Task statement => Locate all lines in the data below that hold "with" and show them.

Dataset excerpt =>
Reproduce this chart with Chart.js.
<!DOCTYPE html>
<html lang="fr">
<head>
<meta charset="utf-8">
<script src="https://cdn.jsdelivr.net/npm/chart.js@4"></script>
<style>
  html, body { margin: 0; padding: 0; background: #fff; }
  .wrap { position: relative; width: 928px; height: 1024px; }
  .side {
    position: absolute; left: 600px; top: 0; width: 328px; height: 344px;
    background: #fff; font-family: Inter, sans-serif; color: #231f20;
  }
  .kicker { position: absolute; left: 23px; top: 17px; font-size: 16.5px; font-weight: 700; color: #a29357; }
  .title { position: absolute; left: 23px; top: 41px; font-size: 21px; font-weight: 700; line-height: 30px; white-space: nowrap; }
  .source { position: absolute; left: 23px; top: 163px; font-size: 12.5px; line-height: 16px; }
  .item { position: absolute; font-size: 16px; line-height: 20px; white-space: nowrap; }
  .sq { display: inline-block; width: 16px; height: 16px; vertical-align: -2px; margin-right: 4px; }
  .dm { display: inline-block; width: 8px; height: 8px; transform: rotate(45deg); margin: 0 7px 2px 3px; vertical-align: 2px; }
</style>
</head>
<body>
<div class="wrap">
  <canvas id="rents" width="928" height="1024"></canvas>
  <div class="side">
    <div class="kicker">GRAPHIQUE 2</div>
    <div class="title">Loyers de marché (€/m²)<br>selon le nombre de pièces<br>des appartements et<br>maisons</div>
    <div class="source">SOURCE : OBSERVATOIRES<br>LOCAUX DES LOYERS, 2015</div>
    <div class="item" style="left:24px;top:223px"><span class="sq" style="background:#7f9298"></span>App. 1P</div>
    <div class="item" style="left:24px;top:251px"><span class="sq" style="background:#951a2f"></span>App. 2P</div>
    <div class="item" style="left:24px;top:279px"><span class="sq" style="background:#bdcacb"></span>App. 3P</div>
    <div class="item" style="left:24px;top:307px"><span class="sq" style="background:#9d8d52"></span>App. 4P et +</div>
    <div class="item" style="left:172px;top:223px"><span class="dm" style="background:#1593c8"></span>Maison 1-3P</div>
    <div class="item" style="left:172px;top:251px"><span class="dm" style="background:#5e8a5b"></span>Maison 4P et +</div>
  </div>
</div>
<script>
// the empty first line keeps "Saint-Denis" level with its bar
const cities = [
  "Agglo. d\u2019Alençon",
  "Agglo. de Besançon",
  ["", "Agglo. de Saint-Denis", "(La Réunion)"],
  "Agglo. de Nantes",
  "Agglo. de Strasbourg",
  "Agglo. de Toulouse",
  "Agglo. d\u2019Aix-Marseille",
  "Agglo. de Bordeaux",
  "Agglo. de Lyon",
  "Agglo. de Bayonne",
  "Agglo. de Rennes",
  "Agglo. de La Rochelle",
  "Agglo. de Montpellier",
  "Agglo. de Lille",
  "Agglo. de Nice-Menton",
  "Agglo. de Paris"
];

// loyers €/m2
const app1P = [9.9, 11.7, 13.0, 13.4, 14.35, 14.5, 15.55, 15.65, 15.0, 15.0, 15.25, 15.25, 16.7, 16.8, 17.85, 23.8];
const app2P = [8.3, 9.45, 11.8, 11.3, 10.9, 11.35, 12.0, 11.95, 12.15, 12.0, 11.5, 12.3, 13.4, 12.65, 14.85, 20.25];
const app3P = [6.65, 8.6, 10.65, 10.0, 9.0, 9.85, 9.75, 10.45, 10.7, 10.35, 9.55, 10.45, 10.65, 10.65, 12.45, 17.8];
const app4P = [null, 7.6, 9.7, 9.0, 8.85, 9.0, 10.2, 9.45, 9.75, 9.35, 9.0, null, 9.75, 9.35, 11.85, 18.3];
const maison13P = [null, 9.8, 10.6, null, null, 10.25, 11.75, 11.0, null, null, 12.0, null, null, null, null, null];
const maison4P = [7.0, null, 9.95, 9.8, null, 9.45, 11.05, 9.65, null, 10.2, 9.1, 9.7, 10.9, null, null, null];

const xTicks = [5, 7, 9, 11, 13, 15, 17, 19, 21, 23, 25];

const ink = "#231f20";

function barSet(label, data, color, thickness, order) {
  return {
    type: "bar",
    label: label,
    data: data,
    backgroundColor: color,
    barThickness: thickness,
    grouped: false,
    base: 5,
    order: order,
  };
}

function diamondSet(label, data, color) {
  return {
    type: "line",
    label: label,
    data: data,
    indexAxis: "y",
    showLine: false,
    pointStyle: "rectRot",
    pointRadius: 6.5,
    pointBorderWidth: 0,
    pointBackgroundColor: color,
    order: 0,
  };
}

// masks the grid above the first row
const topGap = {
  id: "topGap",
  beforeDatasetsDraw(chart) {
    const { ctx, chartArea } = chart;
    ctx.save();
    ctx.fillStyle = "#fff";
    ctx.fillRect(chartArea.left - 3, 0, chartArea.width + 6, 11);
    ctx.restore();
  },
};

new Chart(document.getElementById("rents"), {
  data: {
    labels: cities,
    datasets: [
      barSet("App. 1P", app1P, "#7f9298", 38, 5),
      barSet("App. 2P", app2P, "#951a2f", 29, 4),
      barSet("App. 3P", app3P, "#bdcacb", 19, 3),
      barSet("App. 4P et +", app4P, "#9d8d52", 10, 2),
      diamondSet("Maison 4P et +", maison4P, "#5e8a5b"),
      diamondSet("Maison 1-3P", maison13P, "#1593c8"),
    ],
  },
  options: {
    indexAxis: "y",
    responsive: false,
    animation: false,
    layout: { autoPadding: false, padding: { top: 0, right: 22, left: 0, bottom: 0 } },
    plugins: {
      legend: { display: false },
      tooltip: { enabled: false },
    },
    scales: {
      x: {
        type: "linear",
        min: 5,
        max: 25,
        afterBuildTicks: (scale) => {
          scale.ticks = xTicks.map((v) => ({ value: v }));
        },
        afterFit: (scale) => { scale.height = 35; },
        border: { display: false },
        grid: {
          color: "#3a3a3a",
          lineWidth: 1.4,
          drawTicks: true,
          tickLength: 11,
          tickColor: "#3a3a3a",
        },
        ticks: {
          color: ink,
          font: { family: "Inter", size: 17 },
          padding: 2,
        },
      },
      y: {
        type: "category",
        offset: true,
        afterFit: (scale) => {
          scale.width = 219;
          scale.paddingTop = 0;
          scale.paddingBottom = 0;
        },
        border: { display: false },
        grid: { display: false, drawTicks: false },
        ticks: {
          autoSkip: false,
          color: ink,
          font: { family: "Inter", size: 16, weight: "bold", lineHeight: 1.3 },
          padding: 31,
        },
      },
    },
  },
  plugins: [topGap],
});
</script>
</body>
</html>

Full solution =>
Reproduce this chart with Chart.js.
// the empty first line keeps "Saint-Denis" level with its bar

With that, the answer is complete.